Many organizations have now implemented solutions based on the promise of Web services, exposing those services over the Internet to enjoy maximum exposure—which then leaves them with the dilemma of securing their services to protect data and other resources. Find out how to use Java and Apache's Web Services Security for Java (WSS4J) framework to secure your Web services.

Keystores and the Java Keytool Utility
Because the WS-Security specification depends on the use of encryption keys and certificates, it's useful to discuss a mechanism to generate and maintain them.

You can use the Java keytool utility, which ships with the JDK, to generate public/private key-pairs and certificates and maintain them in a password-protected keystore so that your Java programs can use them. A keystore is a standard, password-protected repository, also known as PKCS#12, which you can use to store and transport keys and certificates securely.
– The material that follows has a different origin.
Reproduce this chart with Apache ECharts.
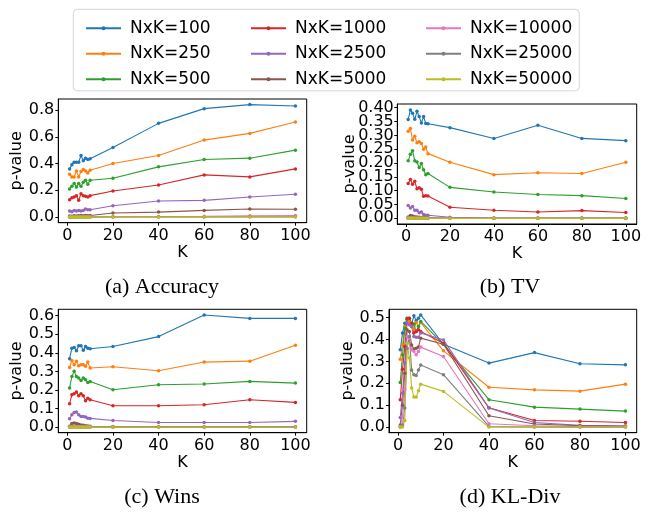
<!DOCTYPE html>
<html><head><meta charset="utf-8">
<script src="https://cdn.jsdelivr.net/npm/echarts@6/dist/echarts.min.js"></script>
<style>html,body{margin:0;padding:0;background:#fff}#c{width:652px;height:512px}</style>
</head><body><div id="c"></div>
<script>
// ---- data ----
const K = [1,2,3,4,5,6,7,8,9,10,20,40,60,80,100];
const names = ['NxK=100','NxK=250','NxK=500','NxK=1000','NxK=2500','NxK=5000','NxK=10000','NxK=25000','NxK=50000'];
const xTicks = [0,20,40,60,80,100];
const yTicksAcc = [0,0.2,0.4,0.6,0.8];
const yTicksTV = [0,0.05,0.1,0.15,0.2,0.25,0.3,0.35,0.4];
const yTicksWins = [0,0.1,0.2,0.3,0.4,0.5,0.6];
const yTicksKL = [0,0.1,0.2,0.3,0.4,0.5];
const captions = ['(a) Accuracy','(b) TV','(c) Wins','(d) KL-Div'];

// (a) Accuracy
const acc_100   = [0.36,0.39,0.41,0.41,0.41,0.46,0.42,0.44,0.43,0.435,0.52,0.70,0.81,0.84,0.83];
const acc_250   = [0.32,0.30,0.30,0.345,0.30,0.34,0.355,0.345,0.33,0.35,0.40,0.46,0.575,0.625,0.71];
const acc_500   = [0.21,0.23,0.25,0.225,0.25,0.23,0.26,0.275,0.245,0.275,0.29,0.375,0.43,0.44,0.50];
const acc_1000  = [0.13,0.145,0.15,0.16,0.125,0.175,0.16,0.155,0.15,0.16,0.195,0.24,0.315,0.30,0.36];
const acc_2500  = [0.045,0.04,0.05,0.045,0.05,0.045,0.05,0.06,0.055,0.055,0.085,0.12,0.125,0.15,0.17];
const acc_5000  = [0.008,0.006,0.01,0.008,0.01,0.012,0.01,0.012,0.01,0.012,0.03,0.037,0.05,0.06,0.058];
const acc_10000 = [0.001,0.001,0.002,0.001,0.002,0.002,0.002,0.002,0.002,0.002,0.003,0.004,0.006,0.01,0.012];
const acc_25000 = [0,0,0,0,0,0,0,0,0,0,0.001,0.001,0.001,0.002,0.002];
const acc_50000 = [0,0,0,0,0,0,0,0,0,0,0,0,0,0,0];

// (b) TV
const tv_100   = [0.357,0.392,0.38,0.358,0.387,0.368,0.345,0.368,0.343,0.342,0.328,0.289,0.337,0.289,0.281];
const tv_250   = [0.315,0.325,0.283,0.297,0.273,0.277,0.271,0.25,0.258,0.234,0.203,0.158,0.165,0.162,0.203];
const tv_500   = [0.208,0.232,0.244,0.208,0.204,0.184,0.198,0.176,0.158,0.162,0.112,0.095,0.086,0.082,0.072];
const tv_1000  = [0.126,0.14,0.123,0.134,0.107,0.111,0.105,0.08,0.082,0.081,0.04,0.029,0.023,0.028,0.021];
const tv_2500  = [0.046,0.037,0.043,0.029,0.029,0.02,0.023,0.014,0.011,0.011,0.004,0.001,0.001,0.001,0.001];
const tv_5000  = [0.005,0.01,0.008,0.006,0.005,0.004,0.003,0.002,0.002,0.002,0.001,0,0,0,0];
const tv_10000 = [0.001,0.002,0.002,0.001,0.001,0.001,0.001,0,0,0,0,0,0,0,0];
const tv_25000 = [0,0,0,0,0,0,0,0,0,0,0,0,0,0,0];
const tv_50000 = [0,0,0,0,0,0,0,0,0,0,0,0,0,0,0];

// (c) Wins
const wins_100   = [0.368,0.425,0.429,0.411,0.438,0.438,0.413,0.434,0.425,0.422,0.434,0.487,0.603,0.585,0.585];
const wins_250   = [0.321,0.359,0.336,0.354,0.33,0.336,0.336,0.327,0.35,0.318,0.325,0.303,0.35,0.355,0.44];
const wins_500   = [0.21,0.273,0.30,0.273,0.264,0.251,0.264,0.255,0.24,0.246,0.201,0.228,0.232,0.246,0.237];
const wins_1000  = [0.126,0.174,0.18,0.189,0.169,0.18,0.169,0.142,0.156,0.147,0.115,0.115,0.12,0.147,0.133];
const wins_2500  = [0.045,0.066,0.079,0.081,0.066,0.057,0.057,0.054,0.048,0.047,0.036,0.025,0.025,0.025,0.031];
const wins_5000  = [0.005,0.02,0.022,0.02,0.015,0.012,0.01,0.008,0.006,0.005,0.003,0.002,0.002,0.002,0.002];
const wins_10000 = [0.001,0.003,0.004,0.003,0.002,0.002,0.002,0.001,0.001,0.001,0.001,0,0,0,0];
const wins_25000 = [0,0,0,0,0,0,0,0,0,0,0,0,0,0,0];
const wins_50000 = [0,0,0,0,0,0,0,0,0,0,0,0,0,0,0];

// (d) KL-Div
const kl_100   = [0.353,0.429,0.474,0.477,0.474,0.47,0.508,0.485,0.497,0.512,0.378,0.292,0.34,0.289,0.284];
const kl_250   = [0.31,0.375,0.459,0.489,0.48,0.462,0.447,0.477,0.459,0.477,0.348,0.182,0.17,0.164,0.196];
const kl_500   = [0.204,0.33,0.451,0.492,0.497,0.459,0.47,0.436,0.459,0.482,0.378,0.125,0.091,0.082,0.073];
const kl_1000  = [0.125,0.264,0.368,0.497,0.497,0.474,0.429,0.436,0.444,0.436,0.383,0.088,0.03,0.027,0.021];
const kl_2500  = [0.044,0.155,0.292,0.474,0.467,0.459,0.413,0.41,0.41,0.429,0.398,0.087,0.021,0.008,0.006];
const kl_5000  = [0.01,0.1,0.246,0.444,0.436,0.375,0.356,0.36,0.365,0.406,0.378,0.052,0.014,0.006,0.003];
const kl_10000 = [0.003,0.049,0.17,0.413,0.406,0.353,0.345,0.33,0.345,0.365,0.322,0.015,0.006,0.002,0.002];
const kl_25000 = [0,0.01,0.087,0.36,0.413,0.26,0.239,0.236,0.26,0.283,0.239,0.003,0,0,0];
const kl_50000 = [0,0,0.03,0.383,0.315,0.178,0.137,0.137,0.166,0.196,0.163,0,0,0,0];

// ---- layout / styles ----
const colors = ['#1f77b4','#ff7f0e','#2ca02c','#d62728','#9467bd','#8c564b','#e377c2','#7f7f7f','#bcbd22'];
const panels = [
  {data:[acc_100,acc_250,acc_500,acc_1000,acc_2500,acc_5000,acc_10000,acc_25000,acc_50000], ticks:yTicksAcc, dec:1, min:-0.042, max:0.882,
   grid:{left:58.3, top:99, width:248.4, height:123.7}, nameGap:25, cap:[162,287], manual:false},
  {data:[tv_100,tv_250,tv_500,tv_1000,tv_2500,tv_5000,tv_10000,tv_25000,tv_50000], ticks:yTicksTV, dec:2, min:-0.0205, max:0.4135,
   grid:{left:397.3, top:104, width:239.4, height:120}, nameGap:39, cap:[510,287], manual:true},
  {data:[wins_100,wins_250,wins_500,wins_1000,wins_2500,wins_5000,wins_10000,wins_25000,wins_50000], ticks:yTicksWins, dec:1, min:-0.030, max:0.634,
   grid:{left:58.3, top:309.3, width:248.4, height:123.4}, nameGap:25, cap:[162,497], manual:false},
  {data:[kl_100,kl_250,kl_500,kl_1000,kl_2500,kl_5000,kl_10000,kl_25000,kl_50000], ticks:yTicksKL, dec:1, min:-0.0256, max:0.5376,
   grid:{left:389, top:309.3, width:247.7, height:123.4}, nameGap:24, cap:[510,497], manual:false}
];

const FONT = 'DejaVu Sans';
const grids = [], xAxes = [], yAxes = [], series = [];
panels.forEach((p, i) => {
  grids.push(Object.assign({show:true, borderColor:'#000', borderWidth:1, backgroundColor:'transparent'}, p.grid));
  xAxes.push({
    type:'value', gridIndex:i, min:-3.95, max:104.95,
    name:'K', nameLocation:'middle', nameGap:18,
    nameTextStyle:{fontFamily:FONT, fontSize:16, color:'#000'},
    axisLine:{show:true, onZero:false, lineStyle:{color:'#000', width:1}},
    axisTick:{show:true, length:3, customValues:xTicks, lineStyle:{color:'#000'}},
    axisLabel:{customValues:xTicks, fontFamily:FONT, fontSize:16, color:'#000', margin:5,
      showMinLabel:true, showMaxLabel:true, hideOverlap:false},
    splitLine:{show:false}
  });
  yAxes.push({
    type:'value', gridIndex:i, min:p.min, max:p.max,
    name:'p-value', nameLocation:'middle', nameGap:p.nameGap, nameRotate:90,
    nameTextStyle:{fontFamily:FONT, fontSize:16, color:'#000'},
    axisLine:{show:true, onZero:false, lineStyle:{color:'#000', width:1}},
    axisTick:{show:true, length:3, customValues:p.ticks, lineStyle:{color:'#000'}},
    axisLabel:{show:!p.manual, customValues:p.ticks, fontFamily:FONT, fontSize:16, color:'#000', margin:4,
      showMinLabel:true, showMaxLabel:true, hideOverlap:false,
      formatter:(v)=>Number(v).toFixed(p.dec)},
    splitLine:{show:false}
  });
  p.data.forEach((arr, s) => {
    series.push({
      type:'line', name:names[s], xAxisIndex:i, yAxisIndex:i,
      data:K.map((k,j)=>[k, arr[j]]),
      symbol:'circle', symbolSize:3.5, showSymbol:true,
      color:colors[s],
      lineStyle:{width:1.1, color:colors[s]},
      itemStyle:{color:colors[s]},
      emphasis:{disabled:true}, animation:false
    });
  });
});

const legendCols = [[0,1,2],[3,4,5],[6,7,8]];
const legendLeft = [80,245,420];
const legends = legendCols.map((c, j) => ({
  data:c.map(k=>names[k]), orient:'vertical', left:legendLeft[j], top:13.3,
  itemWidth:35, itemHeight:5, itemGap:5.5, selectedMode:false,
  textStyle:{fontFamily:FONT, fontSize:17, color:'#000', lineHeight:20, padding:[0,0,0,4]}
}));

const chart = echarts.init(document.getElementById('c'), null, {renderer:'canvas'});
chart.setOption({
  backgroundColor:'#fff', animation:false,
  graphic:[
    {id:'legendBox', type:'rect', shape:{x:73.3, y:9.3, width:506, height:81.5, r:4}, style:{fill:'#fff', stroke:'#d5d5d5', lineWidth:1}, z:-1},
    ...panels.map((p,i)=>({id:'cap'+i, type:'text', x:p.cap[0], y:p.cap[1], style:{text:captions[i], font:'22px "Liberation Serif"', fill:'#000', align:'center', verticalAlign:'middle'}}))
  ],
  legend:legends,
  grid:grids, xAxis:xAxes, yAxis:yAxes, series:series
});

// y tick labels for densely ticked panel, placed through the axis scale
const extra = [];
panels.forEach((p, i) => {
  if (!p.manual) return;
  p.ticks.forEach((v, t) => {
    const py = chart.convertToPixel({yAxisIndex:i}, v);
    extra.push({id:'yl'+i+'_'+t, type:'text', x:p.grid.left - 3.5, y:py,
      style:{text:v.toFixed(p.dec), font:'16px "DejaVu Sans"', fill:'#000', align:'right', verticalAlign:'middle'}});
  });
});
chart.setOption({graphic:extra});
</script></body></html>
Creating a Keystore and Key-Pair
The keytool utility can generate a key pair. Typically, you must generate two key-pairs to use one as a certificate/public-key for the other; therefore, execute the keytool with the -genkey option twice, and store each distinct key-pair into a separate keystore.

Here's how to use the keytool utility to generate a key-pair as a private key.

Author's Note: Enter the command lines shown below on a single line.

   %JAVA_HOME%\bin\keytool -genkey -alias privkey 
       -keystore privkeystore -dname "cn=privkey" 
       -keypass foobar -storepass foobar
To generate a key-pair to use as a certificate/public-key, use this code (again, enter the entire command on a single line).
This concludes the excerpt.